Non parlo di droga ma di brividi. Quando il malessere sovrasta ogni diga psichica, ecco che serve una dose. Di qualunque cosa. Da chiunque. Sempre, in ogni momento.
Una dose di cibo che consola, di fumo, una chat prolungata, un affollato e chiassoso gruppo di Whatsapp, una dose massiccia di alcool, una scarica di adrenalina da sport estremo e online a portata di divano e di pollici, una dose da iper lavoro (questa è la compensazione che il nostro inconscio accetta di più perché lecita).
La teoria del compenso – mi riempio pur di non sentire il vuoto – prende il sopravvento e muove le fila di strategie antidolorifiche che abbassano il volume del cuore. La psiche con i suoi meccanismi di difesa e imbrogli dell’inconscio ignora le cause del disagio profondo e spinge a tamponare con un cerotto che ormai non copre più i lembi della ferita primaria.
L’ansia si placa per un attimo, il buco sembra meno buco, la solitudine meno solitudine, il silenzio meno silenzio, si confondono le cause con gli effetti e si approda a un certo e transitorio benessere, sino al prossimo richiamo dell’inconscio e delle viscere.

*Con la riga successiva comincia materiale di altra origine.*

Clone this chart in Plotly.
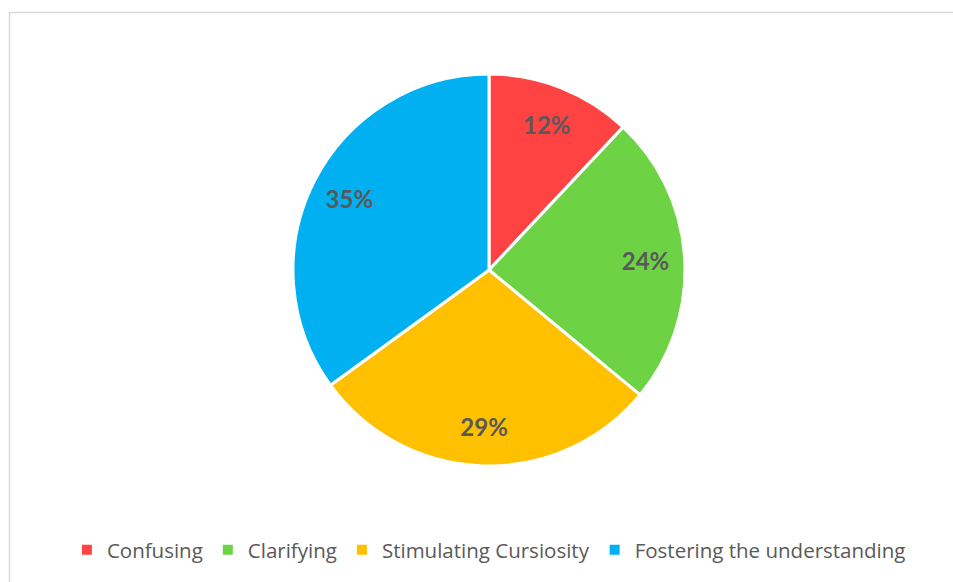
import plotly.graph_objects as go

categories = ["Confusing", "Clarifying", "Stimulating Cursiosity", "Fostering the understanding"]
values = [12, 24, 29, 35]
colors = ["#FF4343", "#6DD344", "#FFC000", "#00B0F0"]

W, H = 953, 582
L, R, T, B = 25, 0, 74, 116

# Coloured slices (with legend)
fig = go.Figure(go.Pie(
    labels=categories,
    values=values,
    sort=False,
    direction="clockwise",
    rotation=0,
    marker=dict(colors=colors, line=dict(color="white", width=3)),
    textinfo="none",
    hoverinfo="label+percent",
    showlegend=True,
))

# Transparent ring used only to place the percentage labels near the rim
fig.add_trace(go.Pie(
    labels=categories,
    values=values,
    sort=False,
    direction="clockwise",
    rotation=0,
    hole=0.6,
    marker=dict(colors=["rgba(0,0,0,0)"] * len(values), line=dict(width=0)),
    textinfo="percent",
    textposition="inside",
    insidetextorientation="horizontal",
    texttemplate="<b>%{percent:.0%}</b>",
    textfont=dict(family="Lato, Open Sans, sans-serif", size=24, color="#595959"),
    hoverinfo="skip",
    showlegend=False,
))

def px2x(px):
    return (px - L) / (W - L - R)

def py2y(py):
    return 1 - (py - T) / (H - T - B)

fig.add_shape(type="rect", xref="paper", yref="paper",
              x0=px2x(9.5), x1=px2x(W + 5), y0=py2y(12.5), y1=py2y(H + 5),
              line=dict(color="#D9D9D9", width=1.5), fillcolor="rgba(0,0,0,0)", layer="below")

fig.update_layout(
    width=W, height=H,
    margin=dict(l=L, r=R, t=T, b=B),
    paper_bgcolor="white",
    plot_bgcolor="white",
    showlegend=True,
    legend=dict(orientation="h", x=0.513, xref="container", xanchor="center",
                y=1 - 550 / H, yref="container", yanchor="middle",
                font=dict(family="Open Sans, sans-serif", size=20.5, color="#595959"),
                itemsizing="constant", traceorder="normal"),
)

fig.write_html("out.html", config={"displayModeBar": False},
               post_script="document.body.style.margin='0';document.body.style.overflow='hidden';")
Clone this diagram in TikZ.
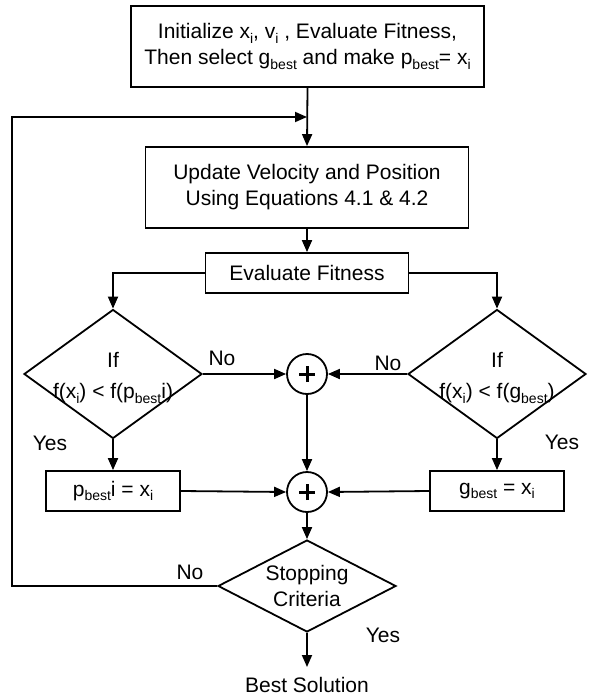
\documentclass[tikz,border=0pt]{standalone}
\usepackage{fontspec}
\setmainfont{Liberation Sans}
\usetikzlibrary{arrows.meta,shapes.geometric}
\newcommand\mysub[1]{\raisebox{-0.22em}{\fontsize{14}{14}\selectfont #1}}
\begin{document}
\begin{tikzpicture}[x=1pt,y=-1pt,
  every node/.style={font=\fontsize{21}{26}\selectfont},
  box/.style={draw,line width=1.8pt,inner sep=0pt,align=center},
  dia/.style={draw,line width=1.8pt,diamond,inner sep=0pt,minimum width=178pt},
  sumc/.style={draw,line width=1.8pt,circle,inner sep=0pt,minimum size=40pt},
  arr/.style={line width=1.8pt,-{Triangle[length=12pt,width=10pt]}},
  lbl/.style={inner sep=0pt}]
\useasboundingbox (0,0) rectangle (589,698);
\node[box,minimum width=353pt,minimum height=81pt] (init) at (307.5,46.5)
  {Initialize x\mysub{i}, v\mysub{i} , Evaluate Fitness,\\Then select g\mysub{best} and make p\mysub{best}= x\mysub{i}};
\node[box,minimum width=323pt,minimum height=81pt] (upd) at (307,187.5)
  {Update Velocity and Position\\Using Equations 4.1 \& 4.2};
\node[box,minimum width=203pt,minimum height=40pt] (fit) at (307,273) {Evaluate Fitness};
\node[dia,minimum height=129pt] (dl) at (113,374) {};
\node[dia,minimum height=129pt] (dr) at (497,374) {};
\node[lbl,align=center,font=\fontsize{21}{31}\selectfont] (tl) at (113,378) {If\\f(x\mysub{i}) < f(p\mysub{best}i)};
\node[lbl,align=center,font=\fontsize{21}{31}\selectfont] (tr) at (497,378) {If\\f(x\mysub{i}) < f(g\mysub{best})};
\node[sumc] (s1) at (307,374) {};
\node[sumc] (s2) at (307,492) {};
\draw[line width=3pt] ([xshift=-8pt]s1.center) -- ([xshift=8pt]s1.center) ([yshift=-8pt]s1.center) -- ([yshift=8pt]s1.center);
\draw[line width=3pt] ([xshift=-8pt]s2.center) -- ([xshift=8pt]s2.center) ([yshift=-8pt]s2.center) -- ([yshift=8pt]s2.center);
\node[box,minimum width=134pt,minimum height=40pt] (pb) at (113,491) {p\mysub{best}i = x\mysub{i}};
\node[box,minimum width=134pt,minimum height=40pt] (gb) at (497,491) {g\mysub{best} = x\mysub{i}};
\node[dia,minimum height=92pt] (stop) at (307,586) {};
\node[lbl,align=center] (ts) at (307,586) {Stopping\\Criteria};
\node[lbl] (best) at (307,685) {Best Solution};
\coordinate (loopin) at (307,117);
\coordinate (loopl) at (12,586);
\coordinate (bestin) at (307,667);
% connectors
\draw[arr] (init.south) -- (upd.north);
\draw[arr] (stop.west) -- (loopl) |- (loopin);
\draw[arr] (upd.south) -- (fit.north);
\draw[arr] (fit.west) -| (dl.north);
\draw[arr] (fit.east) -| (dr.north);
\draw[arr] (dl.east) -- (s1.west);
\draw[arr] (dr.west) -- (s1.east);
\draw[arr] (dl.south) -- (pb.north);
\draw[arr] (dr.south) -- (gb.north);
\draw[arr] (pb.east) -- (s2.west);
\draw[arr] (gb.west) -- (s2.east);
\draw[arr] (s1.south) -- (s2.north);
\draw[arr] (s2.south) -- (stop.north);
\draw[arr] (stop.south) -- (bestin);
% labels
\node[lbl] (no1) at (222,358) {No};
\node[lbl] (no2) at (388,363) {No};
\node[lbl] (yes1) at (50,443) {Yes};
\node[lbl] (yes2) at (562,442) {Yes};
\node[lbl] (no3) at (190,572) {No};
\node[lbl] (yes3) at (383,635) {Yes};
\end{tikzpicture}
\end{document}
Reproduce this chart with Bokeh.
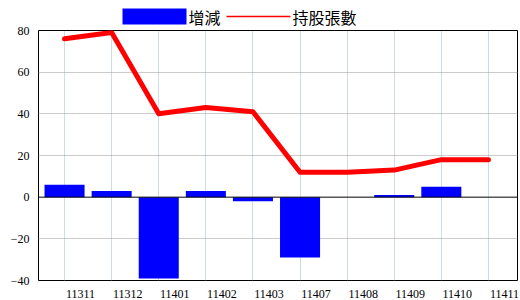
from bokeh.plotting import figure
from bokeh.layouts import column
from bokeh.models import Range1d, FixedTicker, Span, ColumnDataSource
from bokeh.core.properties import value
from bokeh.embed import file_html
from bokeh.resources import INLINE

months = ["11311", "11312", "11401", "11402", "11403", "11407", "11408", "11409", "11410", "11411"]
change = [6, 3, -39, 3, -2, -29, 0, 1, 5, 0]
holding = [76, 79, 40, 43, 41, 12, 12, 13, 18, 18]
y_ticks = [-40, -20, 0, 20, 40, 60, 80]
series_names = ["增減", "持股張數"]

BLUE = "#0000FF"
RED = "#FF0000"

# ---- legend strip (x in page pixels, y in strip pixels from its bottom) ----
leg = figure(width=520, height=30, x_range=Range1d(38, 517), y_range=Range1d(0, 30),
             output_backend="svg", toolbar_location=None,
             x_axis_location=None, y_axis_location=None,
             min_border_left=38, min_border_right=3, min_border_top=0, min_border_bottom=0)
leg.outline_line_color = None
leg.grid.visible = False
leg.background_fill_alpha = 0
leg.border_fill_alpha = 0
leg.quad(left=[122], right=[186], bottom=[6], top=[22], fill_color=BLUE, line_color=None)
leg.segment(x0=[226], x1=[290], y0=[14], y1=[14], line_color=RED, line_width=1.5)
leg.text(x=[188, 292], y=[14, 14], text=series_names, text_font=value("Noto Sans CJK TC"),
         text_font_size="16px", text_baseline="middle", text_align="left", text_color="black")

# ---- main chart ----
idx = list(range(len(months)))
src = ColumnDataSource(dict(x=idx, change=change, holding=holding))

p = figure(width=520, height=276, x_range=Range1d(-0.553, 9.617), y_range=Range1d(-40, 80),
           output_backend="svg", toolbar_location=None,
           min_border_left=38, min_border_right=3, min_border_top=6, min_border_bottom=20,
           margin=(-6, 0, 0, 0))
p.background_fill_color = "white"
p.border_fill_alpha = 0
p.outline_line_color = "black"
p.outline_line_width = 1
p.outline_line_alpha = 1

p.vbar(x="x", top="change", bottom=0, width=0.85, source=src,
       fill_color=BLUE, line_color=None)
p.line(x="x", y="holding", source=src, line_color=RED, line_width=5,
       line_join="round", line_cap="round")

p.add_layout(Span(location=0, dimension="width", line_color="black", line_width=1))

label_ticks = [i + 0.34 for i in idx]
p.xaxis.ticker = FixedTicker(ticks=label_ticks)
p.xaxis.major_label_overrides = {t: m for t, m in zip(label_ticks, months)}
p.yaxis.ticker = FixedTicker(ticks=y_ticks)
for ax in (p.xaxis, p.yaxis):
    ax.major_tick_line_color = None
    ax.minor_tick_line_color = None
    ax.axis_line_color = None
    ax.major_label_standoff = 3
    ax.major_label_text_font = "Liberation Sans Narrow"
    ax.major_label_text_font_size = "12px"
    ax.major_label_text_color = "black"

p.xgrid.ticker = FixedTicker(ticks=idx)
p.xgrid.grid_line_color = "#a0b8c8"
p.xgrid.grid_line_dash = "1 1"
p.ygrid.ticker = FixedTicker(ticks=[-20, 20, 40, 60])
p.ygrid.grid_line_color = "#999999"
p.ygrid.grid_line_dash = "1 1"

layout = column(leg, p, spacing=0)
open("out.html", "w").write(file_html(layout, INLINE))
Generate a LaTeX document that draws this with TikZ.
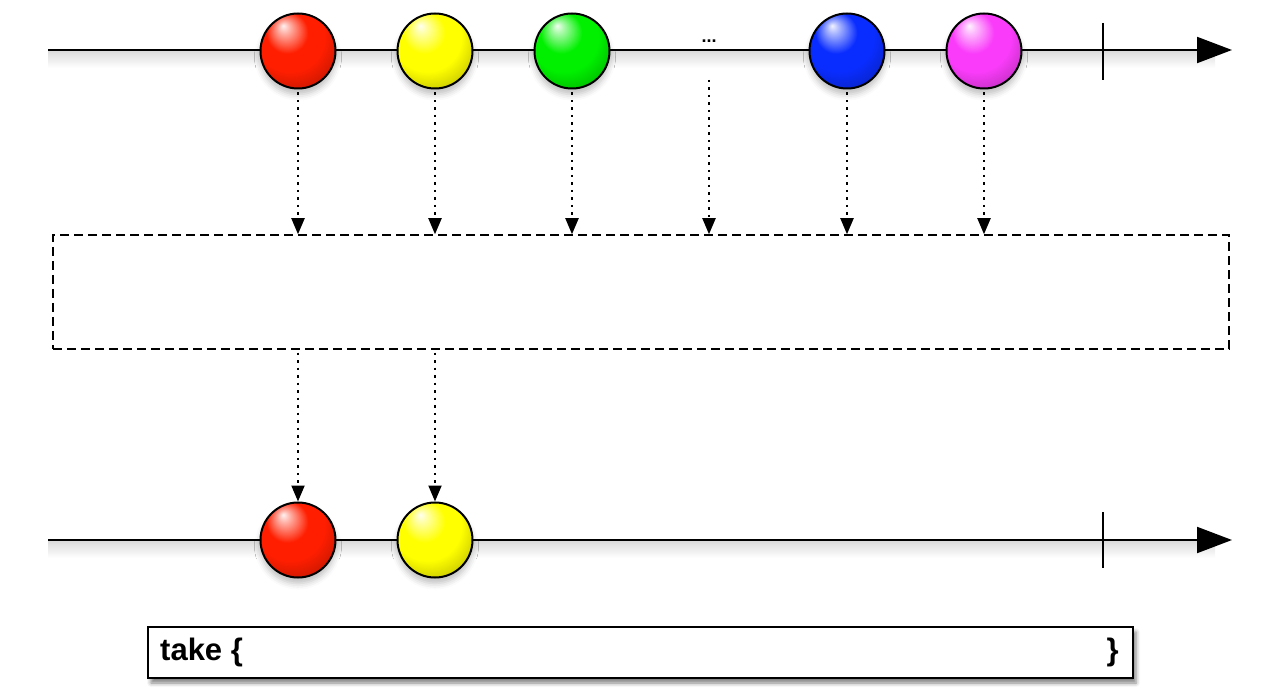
\documentclass[tikz,border=0pt]{standalone}
\usepackage{fontspec}
\setmainfont{Liberation Sans}
\usetikzlibrary{arrows.meta,shadows.blur}
\definecolor{mred}{RGB}{255,30,0}
\definecolor{myellow}{RGB}{255,255,0}
\definecolor{mgreen}{RGB}{0,240,0}
\definecolor{mblue}{RGB}{10,45,255}
\definecolor{mmagenta}{RGB}{250,60,250}
\newcommand\mkmarbleshade[2]{%
  \colorlet{#2L1}{#2!6!white}\colorlet{#2L2}{#2!35!white}%
  \colorlet{#2D1}{#2!80!black}\colorlet{#2D2}{#2!62!black}\colorlet{#2D3}{#2!45!black}%
  \pgfdeclareradialshading{#1}{\pgfpoint{-10bp}{17bp}}{%
    color(0bp)=(#2L1); color(4bp)=(#2L2); color(14bp)=(#2);
    color(23bp)=(#2); color(33bp)=(#2D1); color(41bp)=(#2D2); color(50bp)=(#2D3)}}
\mkmarbleshade{shred}{mred}
\mkmarbleshade{shyellow}{myellow}
\mkmarbleshade{shgreen}{mgreen}
\mkmarbleshade{shblue}{mblue}
\mkmarbleshade{shmagenta}{mmagenta}
\begin{document}
\begin{tikzpicture}[x=1pt,y=-1pt,
  timeline/.style={line width=2pt,-{Triangle[length=35pt,width=26pt]}},
  tickmark/.style={line width=2pt},
  lineshadow/.style={top color=black!14,bottom color=white,draw=none},
  marble/.style={circle,draw=black,line width=2pt,minimum size=75pt,inner sep=0pt,
    blur shadow={shadow xshift=0pt,shadow yshift=-6pt,shadow blur radius=6pt,shadow opacity=25}},
  flow/.style={line width=2pt,dash pattern=on 2.5pt off 5pt,-{Triangle[length=16pt,width=13pt]}},
  opbox/.style={draw=black,line width=1.5pt,dash pattern=on 9pt off 5pt,minimum width=1176pt,minimum height=114pt,inner sep=0pt},
  labelbox/.style={draw=black,line width=2pt,fill=white,minimum width=985pt,minimum height=51pt,inner sep=0pt,
    blur shadow={shadow xshift=3pt,shadow yshift=-5pt,shadow blur radius=4pt,shadow opacity=50}},
  labeltext/.style={font=\bfseries\fontsize{31}{34}\selectfont,inner sep=0pt}
]
\useasboundingbox (0,0) rectangle (1280,700);
% timeline shadows
\shade[lineshadow] (48,51) rectangle (1215,68);
\shade[lineshadow] (48,541) rectangle (1215,558);
% top timeline
\coordinate (ts) at (48,50);
\coordinate (te) at (1232,50);
\draw[timeline] (ts) -- (te);
\coordinate (tt1) at (1103,23);
\coordinate (tt2) at (1103,80);
\draw[tickmark] (tt1) -- (tt2);
% bottom timeline
\coordinate (bs) at (48,540);
\coordinate (be) at (1232,540);
\draw[timeline] (bs) -- (be);
\coordinate (bt1) at (1103,512);
\coordinate (bt2) at (1103,568);
\draw[tickmark] (bt1) -- (bt2);
% top marbles
\node[marble,shading=shred] (a1) at (298,51) {};
\node[marble,shading=shyellow] (a2) at (435,51) {};
\node[marble,shading=shgreen] (a3) at (572,51) {};
\node[font=\bfseries\fontsize{18}{18}\selectfont,inner sep=0pt] (dots) at (709,41) {...};
\coordinate (a4) at (709,80);
\node[marble,shading=shblue] (a5) at (847,51) {};
\node[marble,shading=shmagenta] (a6) at (984,51) {};
% operator box
\node[opbox] (op) at (641,292) {};
% arrows into box
\foreach \n in {a1,a2,a3,a5,a6}
  \draw[flow,shorten <=3pt] (\n.south) -- (\n.south |- op.north);
\draw[flow] (a4) -- (a4 |- op.north);
% bottom marbles
\node[marble,shading=shred] (b1) at (298,540) {};
\node[marble,shading=shyellow] (b2) at (435,540) {};
\draw[flow,shorten <=3pt] (b1 |- op.south) -- (b1.north);
\draw[flow,shorten <=3pt] (b2 |- op.south) -- (b2.north);
% label box
\node[labelbox] (lbl) at (640.5,652.5) {};
\node[labeltext,anchor=west] (take) at (160,652) {take \{};
\node[labeltext,anchor=east] (close) at (1119,652) {\}};
\end{tikzpicture}
\end{document}
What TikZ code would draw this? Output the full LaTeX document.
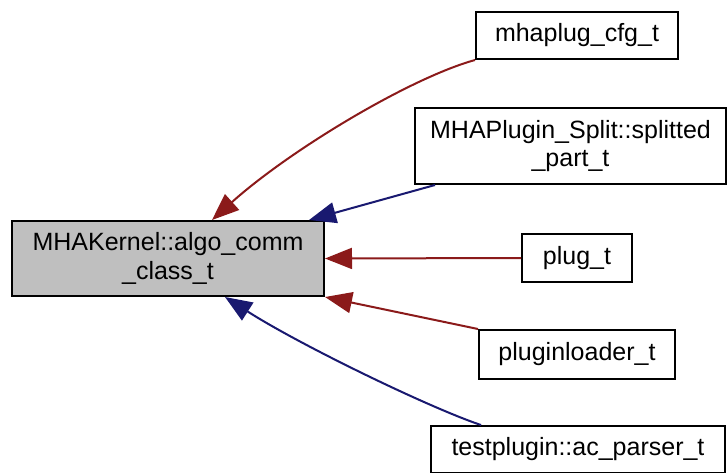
\documentclass[tikz,border=0pt]{standalone}
\usepackage{fontspec}
\setmainfont{Liberation Sans}
\usetikzlibrary{arrows.meta,positioning,calc}
\definecolor{edgered}{HTML}{8B1A1A}
\definecolor{edgeblue}{HTML}{191970}
\definecolor{boxgray}{HTML}{BFBFBF}
\tikzset{
  cls/.style={draw=black, line width=2pt, fill=white, inner sep=0pt, align=center,
    font=\fontsize{25}{28.5}\selectfont},
  redge/.style={line width=2pt, draw=edgered, -{Triangle[length=27pt,width=21pt,fill=edgered]}},
  bedge/.style={line width=2pt, draw=edgeblue, -{Triangle[length=27pt,width=21pt,fill=edgeblue]}},
}
\begin{document}
\begin{tikzpicture}[x=1pt,y=-1pt]
\useasboundingbox (0,0) rectangle (727,472);
\node[cls, fill=boxgray, minimum width=312pt, minimum height=75pt] (main) at (168,258.5) {MHAKernel::algo\_comm\\\_class\_t};
\node[cls, minimum width=202pt, minimum height=47pt] (cfg) at (577,35.5) {mhaplug\_cfg\_t};
\node[cls, minimum width=311pt, minimum height=76pt] (split) at (570.5,146) {MHAPlugin\_Split::splitted\\\_part\_t};
\node[cls, minimum width=110pt, minimum height=48pt] (plug) at (577,258) {plug\_t};
\node[cls, minimum width=196pt, minimum height=49pt] (loader) at (577,354.5) {pluginloader\_t};
\node[cls, minimum width=294pt, minimum height=47pt] (parser) at (578,449.5) {testplugin::ac\_parser\_t};

\draw[redge] (cfg.south west) .. controls (410,78) and (290,150) .. ([xshift=201pt]main.north west);
\draw[bedge] ([xshift=21pt]split.south west) -- ([xshift=-16pt]main.north east);
\draw[redge] (plug.west) -- (main.east);
\draw[redge] (loader.north west) -- (main.south east);
\draw[bedge] ([xshift=-97pt]parser.north) .. controls (430,408) and (300,345) .. ([xshift=214pt]main.south west);
\end{tikzpicture}
\end{document}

L’amo lussureggiante della dipendenza aggancia tutti, soprattutto i cuori traballanti, e la dose viene confusa con la terapia.
Molto spesso, purtroppo, lo stesso modus operandi comportamentale viene esteso alla vita amorosa, e i disastri relazionali aumentano.
Chi non sta bene con sé stesso compensa con gli altri e li utilizza come pusher di massicce dosi di brividi. Dosi di presenza, di assenza, di strazio, di emozioni o false emozioni, di chat notturne e diurne, e così via.
A volte capita che l’altro sia una supplenza affettiva e che l’incontro di due solitudini diventi una (non) relazione. Altre volte capita che una persona affamata d’amore incontri nel suo percorso incidentato il passo zoppo del cuore dell’orco, e il disastro è assicurato.
In amore e nella vita c’è una grande differenza tra lo scegliere il partner con consapevolezza e con il cuore, e sceglierlo per bisogno.
E c’è una grande differenza tra stare bene con un partner e stare male senza, perché nel secondo caso il partner ignaro indossa i panni della distrazione dal disagio e tappa i buchi di una mancanza primaria.
In questi casi la folta schiera dei prigionieri senza sbarre aumenta e l’infelicità anche.
Essere consapevoli delle proprie zone d’ombra, dei disagi e delle ferite, e decidere di accettarle e attraversarle, invece di sedarle, diventa l’unica strada per la felicità.